Navalny’s supporters have accused the Kremlin of trying to cover up a crime.

“This is terrible and a bit scary,” said Khaliulina.

“Being in the opposition is hard and it’s even harder in the regions. But I don’t think that (Navalny’s poisoning) will affect ordinary people (in the opposition). The people at the top are the ones targeted,” she said.

Navalny’s illness appears to be the latest in a long series of attacks on critics and opponents of the Kremlin regime that have sent shockwaves through the opposition.

Navalny has already experienced several apparent attacks but has never come so close to losing his life.

‘Risks were clear’
Daniil Chebykin, who was organising pickets and bringing food for protesters outside the Omsk hospital, was one of Navalny’s local support team.

The 28-year-old former Communist activist is one of the three paid staff at Navalny’s local office in the industrial city of 1.1 million people.

Since he started work there, he has seen his parents’ home searched, his mobile phone and hard drives confiscated and his bank account frozen. And police have put him in custody for several hours at a time to prevent him attending rallies.
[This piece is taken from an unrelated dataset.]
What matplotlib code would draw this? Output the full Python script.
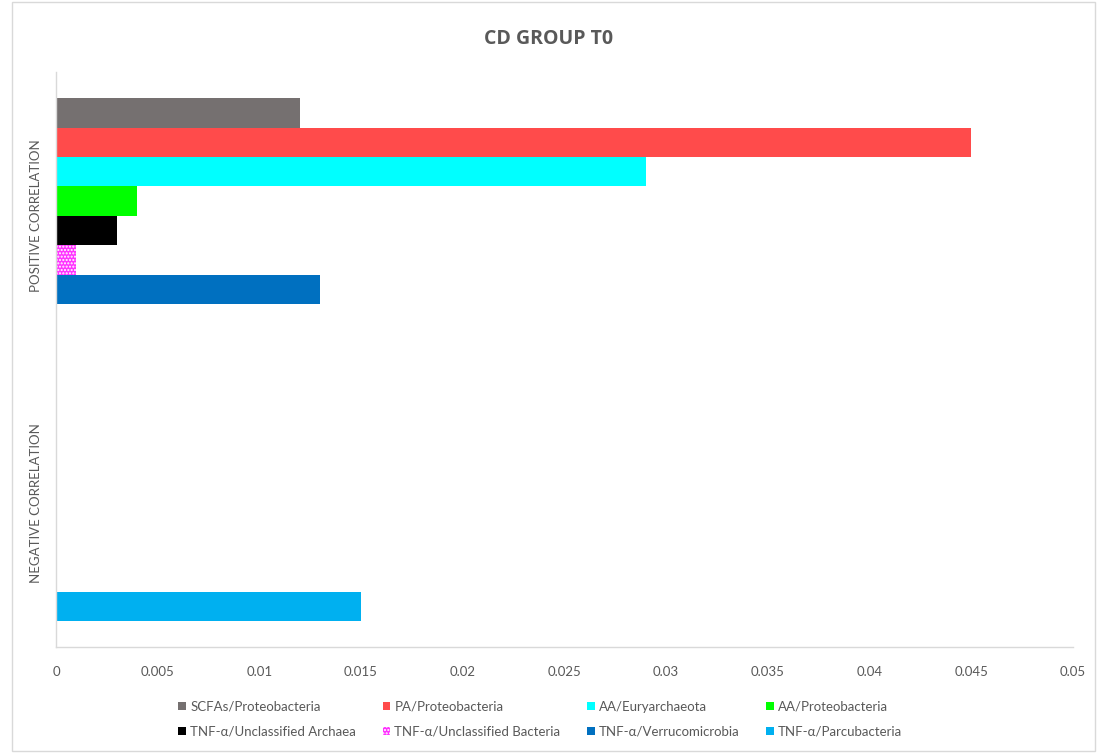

“I understand that these authorities are capable of many things but that doesn’t stop me: quite the opposite. It motivates me,” he said.

Many said Omsk was not the worst place to be an opposition activist.

“At protests, no one beats people up like in Moscow. The police behave well most of the time,” said Khaliulina.

Opened in 2017 on a bustling street and labelled with a huge sticker, the office of Navalny’s team in Omsk is hard to miss.

Office coordinator Olga Kartavtseva had never previously been involved in politics.

“The risks were clear from the start: being followed, having your calls tapped and getting searched. That’s our reality. We don’t even notice it any more. It’s routine,” said the 39-year-old psychologist.

‘Clever voting’
The criminal probes and police detentions have multiplied against Navalny since he began urging supporters to use tactical voting to push out the ruling party in districts where his supporters are not standing.

His “Clever Voting” website sends registered users recommendations on the best-placed candidate to beat the United Russia candidate.

In 2019 the system’s users influenced the course of votes, particularly for Moscow’s city parliament.

When Navalny fell ill, he was in Siberia to promote a new “Clever Voting” campaign ahead of regional and local elections in September, although Omsk was not on the itinerary.

Moskovsky Komsomolets newspaper cited law enforcement sources as describing extensive surveillance of Navalny’s trip despite his precautions including setting up a “safe house”.

Kartavtseva said she expected supporters to get involved in the upcoming elections, with particularly youth activism growing in the regions despite pressure from authorities.

“There’s a myth that protests only happen in Moscow and Saint Petersburg. But that’s because no one follows what happens elsewhere,” she said.

Since the end of July, the far eastern Russian city of Khabarovsk has seen tens of thousands hold regular protests against the arrest on historic murder charges of a popular governor, Sergei Furgal, who defeated the United Russia incumbent.

“In reality I think activism is much more important in the regions,” said Kartavtseva.